Internal Account Overdrafts?

Internal accounts holding negative money at end-of-day. The L1 invariant is 'no internal account holds negative balance' — every row in the table below is one violation. External accounts are excluded by the underlying view (banks may legitimately overdraft us; we MUST NOT overdraft them). Orthogonal to Drift: Overdraft asks 'is stored < 0?' (an absolute sign check). Drift asks 'does stored agree with the cumulative net of postings?' (a reconciliation check). A chronically-negative account whose postings have always summed to the same negative number is overdrafted but NOT drifted — its ledger is internally consistent, it's just consistently in the red. Same datum, two independent SHOULD-constraints; expect Overdraft rows that don't appear on the Drift sheet.

Account-Days in Overdraft

Count of internal-account day-rows holding negative stored balance — every row in the table below is one violation.

Overdraft Violations

Each internal account-day where stored balance < 0. Negative magnitude indicates how far below zero the account ended the day. Right-click any row → View Daily Statement.



Non-negative balance

For every internal Account, on every business day — emitted or carried — the effective balance SHOULD be ≥ 0.

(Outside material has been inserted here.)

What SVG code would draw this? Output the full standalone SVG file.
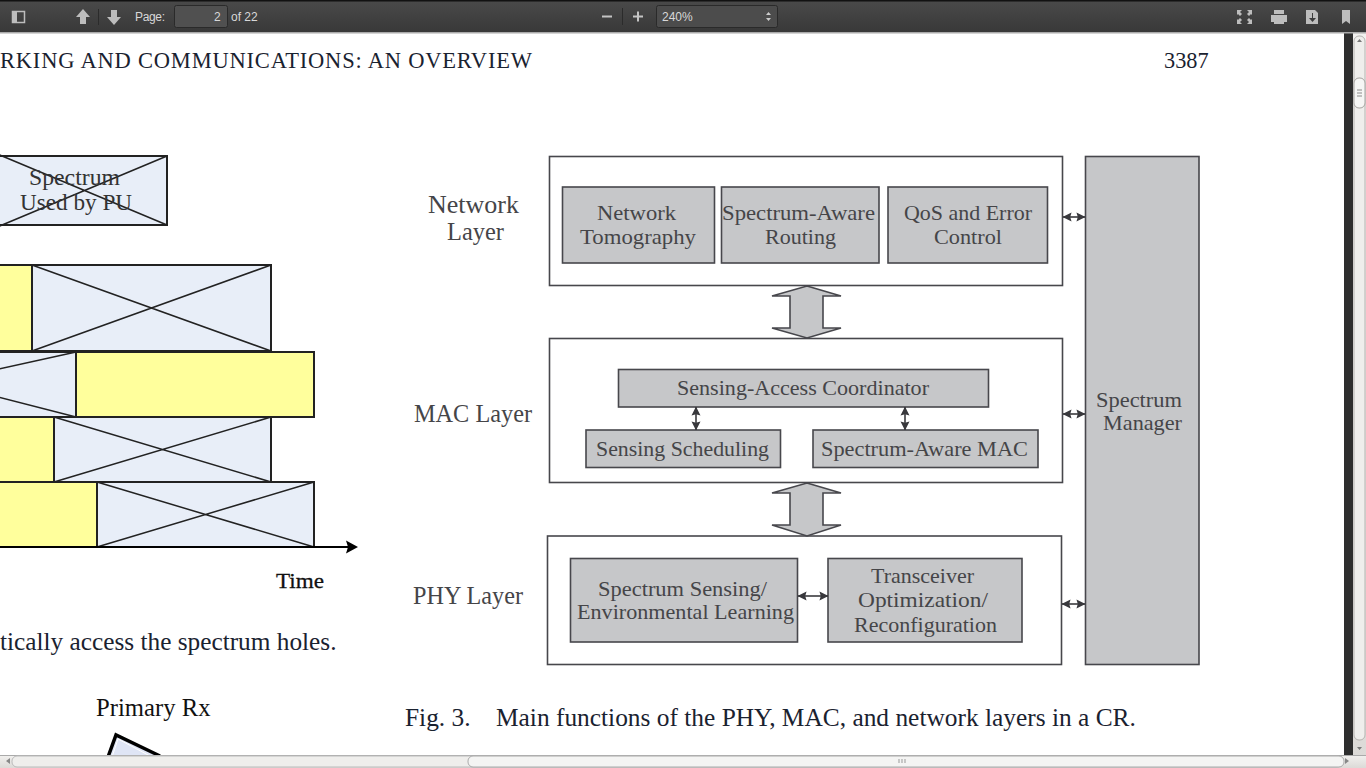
<svg xmlns="http://www.w3.org/2000/svg" width="1366" height="768" viewBox="0 0 1366 768">
<defs>
<linearGradient id="tb" x1="0" y1="0" x2="0" y2="1"><stop offset="0" stop-color="#4a4a4a"/><stop offset="1" stop-color="#383838"/></linearGradient>
<linearGradient id="sb" x1="0" y1="0" x2="0" y2="1"><stop offset="0" stop-color="#f2f1ef"/><stop offset="1" stop-color="#dcdad7"/></linearGradient>
<marker id="ah" viewBox="0 0 10 10" refX="9.5" refY="5" markerWidth="9" markerHeight="10" markerUnits="userSpaceOnUse" orient="auto-start-reverse"><path d="M0 0L10 5L0 10L1.500 5Z" fill="#38383c"/></marker>
</defs>
<style>
.ui{font-family:"Liberation Sans",Arial,sans-serif;font-size:12px;fill:#d8d8d8}
.page{font-family:"Liberation Serif","Times New Roman",serif;fill:#1a2230}
.pal{font-family:"Liberation Serif","DejaVu Serif",serif;font-size:22px;fill:#454548}
.lg{font-size:24.500px}
.layer{fill:#fff;stroke:#47474c;stroke-width:1.6}
.box{fill:#c6c7c9;stroke:#47474c;stroke-width:1.6}
.x{fill:#e8eef8;stroke:#222;stroke-width:2}
.y{fill:#ffff9c;stroke:#222;stroke-width:2}
.d{stroke:#222;stroke-width:1.5;fill:none}
.c{stroke:#3a3a3e;stroke-width:1.6;fill:none;marker-start:url(#ah);marker-end:url(#ah)}
.big{fill:#c6c7c9;stroke:#47474c;stroke-width:1.6}
.ic{fill:#bdbdbd}
</style>
<rect width="1366" height="768" fill="#fff"/>

<g id="left-figure">
<rect class="x" x="-10" y="156" width="177" height="69"/><path class="d" d="M-10 151L167 225M-10 230L167 156"/>
<text class="pal" x="29" y="185" textLength="91" lengthAdjust="spacingAndGlyphs" style="fill:#333;font-size:23px">Spectrum</text><text class="pal" x="20" y="210" textLength="112" lengthAdjust="spacingAndGlyphs" style="fill:#333;font-size:23px">Used by PU</text>
<rect class="y" x="-10" y="265" width="42" height="86"/><rect class="x" x="32" y="265" width="239" height="86"/><path class="d" d="M32 265L271 351M32 351L271 265"/>
<rect class="x" x="-10" y="352" width="86" height="65"/><path class="d" d="M-10 371L76 352M-10 395L76 417"/><rect class="y" x="76" y="352" width="238" height="65"/>
<rect class="y" x="-10" y="417" width="64" height="65"/><rect class="x" x="54" y="417" width="217" height="65"/><path class="d" d="M54 417L271 482M54 482L271 417"/>
<rect class="y" x="-10" y="482" width="107" height="65"/><rect class="x" x="97" y="482" width="217" height="65"/><path class="d" d="M97 482L314 547M97 547L314 482"/>
<path d="M-5 547H350" stroke="#000" stroke-width="2" fill="none"/><path d="M346 540.500L358 547L346 553.500L348 547Z" fill="#000"/>
<text x="276" y="588" textLength="48" lengthAdjust="spacingAndGlyphs" font-size="22" fill="#111" font-family="Liberation Serif, serif" stroke="#111" stroke-width=".3">Time</text>
<text class="page" x="0" y="650" font-size="25.300">tically access the spectrum holes.</text>
<text x="96" y="716" font-family="Liberation Serif, serif" font-size="24.700" fill="#111">Primary Rx</text>
<path d="M108 757L116 735L160 756" fill="#dfe5f5" stroke="#000" stroke-width="3.500"/>
<path d="M112 757L118 739L150 756" fill="none" stroke="#fff" stroke-width="1"/>
</g>

<text class="page" x="0" y="68" font-size="22.500" letter-spacing=".8">RKING AND COMMUNICATIONS: AN OVERVIEW</text>
<text class="page" x="1164" y="68" font-size="22.300">3387</text>

<g id="layer-labels">
<text class="pal lg" x="428" y="213" textLength="91" lengthAdjust="spacingAndGlyphs">Network</text><text class="pal lg" x="447" y="240" textLength="57" lengthAdjust="spacingAndGlyphs">Layer</text>
<text class="pal lg" x="414" y="422" textLength="118" lengthAdjust="spacingAndGlyphs">MAC Layer</text>
<text class="pal lg" x="413" y="604" textLength="110" lengthAdjust="spacingAndGlyphs">PHY Layer</text>
</g>

<g id="network-layer"><rect class="layer" x="549.500" y="156.500" width="513" height="129"/></g>
<g id="mac-layer"><rect class="layer" x="549.500" y="338.500" width="513" height="144"/></g>
<g id="phy-layer"><rect class="layer" x="547.500" y="536" width="514" height="128.500"/></g>
<g id="spectrum-manager"><rect class="box" x="1085.500" y="156.500" width="113.500" height="508"/><text class="pal" x="1096" y="407" textLength="86" lengthAdjust="spacingAndGlyphs">Spectrum</text><text class="pal" x="1103" y="430" textLength="79" lengthAdjust="spacingAndGlyphs">Manager</text></g>
<g id="network-tomography"><rect class="box" x="562.500" y="187" width="152" height="76"/><text class="pal" x="597" y="220" textLength="79" lengthAdjust="spacingAndGlyphs">Network</text><text class="pal" x="580" y="244" textLength="116" lengthAdjust="spacingAndGlyphs">Tomography</text></g>
<g id="spectrum-aware-routing"><rect class="box" x="721.500" y="187" width="157.500" height="76"/><text class="pal" x="722" y="220" textLength="153" lengthAdjust="spacingAndGlyphs">Spectrum-Aware</text><text class="pal" x="765" y="244" textLength="71" lengthAdjust="spacingAndGlyphs">Routing</text></g>
<g id="qos"><rect class="box" x="888" y="187" width="159.500" height="76"/><text class="pal" x="904" y="220" textLength="128" lengthAdjust="spacingAndGlyphs">QoS and Error</text><text class="pal" x="934" y="244" textLength="68" lengthAdjust="spacingAndGlyphs">Control</text></g>
<g id="coordinator"><rect class="box" x="618.500" y="369.500" width="370" height="37.500"/><text class="pal" x="677" y="395" textLength="252" lengthAdjust="spacingAndGlyphs">Sensing-Access Coordinator</text></g>
<g id="sensing-scheduling"><rect class="box" x="586" y="430" width="194.500" height="37.500"/><text class="pal" x="596" y="456" textLength="173" lengthAdjust="spacingAndGlyphs">Sensing Scheduling</text></g>
<g id="spectrum-aware-mac"><rect class="box" x="813" y="430" width="225" height="37.500"/><text class="pal" x="821" y="456" textLength="207" lengthAdjust="spacingAndGlyphs">Spectrum-Aware MAC</text></g>
<g id="spectrum-sensing"><rect class="box" x="570.500" y="558.500" width="227" height="83.500"/><text class="pal" x="598" y="596" textLength="169" lengthAdjust="spacingAndGlyphs">Spectrum Sensing/</text><text class="pal" x="577" y="619" textLength="217" lengthAdjust="spacingAndGlyphs">Environmental Learning</text></g>
<g id="transceiver"><rect class="box" x="828" y="558.500" width="194" height="83.500"/><text class="pal" x="871" y="583" textLength="103" lengthAdjust="spacingAndGlyphs">Transceiver</text><text class="pal" x="858" y="607" textLength="130" lengthAdjust="spacingAndGlyphs">Optimization/</text><text class="pal" x="854" y="632" textLength="143" lengthAdjust="spacingAndGlyphs">Reconfiguration</text></g>

<g id="connectors">
<path class="big" d="M807 286L841 296H823V328H841L807 338L772 328H790V296H772Z"/>
<path class="big" d="M807 483L841 493H823V525H841L807 536L772 525H790V493H772Z"/>
<path class="c" d="M1063 217H1085"/>
<path class="c" d="M1063 414H1085"/>
<path class="c" d="M1062 604H1085"/>
<path class="c" d="M696 407V430"/>
<path class="c" d="M905 407V430"/>
<path class="c" d="M798 596H828"/>
</g>

<g id="viewer-chrome">
<rect x="1344" y="33" width="22" height="735" fill="#2e2e2e"/><rect x="1353" y="33" width="13" height="735" fill="url(#sb)"/>
<rect x="1354" y="36" width="11" height="704" rx="5" fill="#efeeec" stroke="#b5b3b0"/>
<rect x="1354" y="78" width="11" height="30" rx="5" fill="#f6f6f5" stroke="#a5a3a0"/>
<path d="M1357 90h5M1357 93h5M1357 96h5" stroke="#8a8a8a"/>
<path d="M1357 42h5l-2.500-3zM1357 747h5l-2.500 3z" fill="#777"/>
<rect x="0" y="755" width="1366" height="13" fill="url(#sb)"/><rect x="0" y="755" width="1366" height="1" fill="#aaa"/>
<rect x="12" y="756" width="1330" height="11" rx="5" fill="#efeeec" stroke="#bbb"/>
<rect x="468" y="756" width="876" height="11" rx="5" fill="#f4f4f3" stroke="#aaa"/>
<path d="M10 758v6l-4-3zM1345 758v6l4-3z" fill="#888"/>
<path d="M899 759v4M902 759v4M905 759v4" stroke="#999"/>
<rect width="1366" height="33" fill="url(#tb)"/><rect width="1366" height="1.500" fill="#111"/><rect y="32" width="1366" height="1.500" fill="#aaa"/>
<rect x="12.500" y="11.500" width="12" height="11" fill="none" stroke="#bdbdbd" stroke-width="1.500"/><rect x="13" y="12" width="4" height="10" fill="#bdbdbd"/>
<path class="ic" d="M83 9L90 17H86V24H80V17H76Z"/><rect x="98" y="9" width="1" height="16" fill="#2b2b2b"/>
<path class="ic" d="M114 25L121 17H117V10H111V17H107Z"/>
<text class="ui" x="135" y="21" textLength="30">Page:</text>
<rect x="174.500" y="5.500" width="53" height="22" rx="2" fill="#505050" stroke="#2a2a2a"/>
<text class="ui" x="214" y="21">2</text><text class="ui" x="231" y="21">of 22</text>
<path d="M602 16.500h10" stroke="#c4c4c4" stroke-width="2"/><rect x="622" y="8" width="1" height="17" fill="#2b2b2b"/><path d="M633 16.500h10M638 11.500v10" stroke="#c4c4c4" stroke-width="2"/>
<rect x="656.500" y="5.500" width="121" height="22" rx="2" fill="#4c4c4c" stroke="#2a2a2a"/>
<text class="ui" x="662" y="21">240%</text><path d="M766 15l2.500-3 2.500 3zM766 18l2.500 3 2.500-3z" fill="#ccc"/>
<path class="ic" d="M1237 10h5l-2 2 2 2-2 2-2-2-1 1zM1252 10h-5l2 2-2 2 2 2 2-2 1 1zM1237 24h5l-2-2 2-2-2-2-2 2-1-1zM1252 24h-5l2-2-2-2 2-2 2 2 1-1z"/>
<path class="ic" d="M1274 10h10v4h-10zM1271 15h16v7h-3v2h-10v-2h-3z"/>
<path class="ic" d="M1306 10h9l3 3v11h-12z"/><path d="M1312 13v5h-3l3.500 4 3.500-4h-3v-5z" fill="#3c3c3c"/>
<path class="ic" d="M1342 10h8v14l-4-3-4 3z"/>
</g>

<text class="page" x="405" y="726" font-size="25.400">Fig. 3.</text>
<text class="page" x="496" y="726" font-size="25.400">Main functions of the PHY, MAC, and network layers in a CR.</text>
</svg>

Each internal account day where the effective stored balance is negative — including carried days: a sparse account whose last emitted balance was negative stays overdrawn on every quiet day until an emit says otherwise. External counterparties are excluded by construction (the asymmetry is intentional: banks may legitimately overdraft *us*; we MUST NOT overdraft *them*).

Columns: account_id, account_name, account_role, account_parent_role, business_day_start, business_day_end, stored_balance.

Action. Trace account_id's posting sequence on business_day_end to find the over-debit — usually a missing inbound credit or an over-issued debit. Reconcile against the source system and post a correction.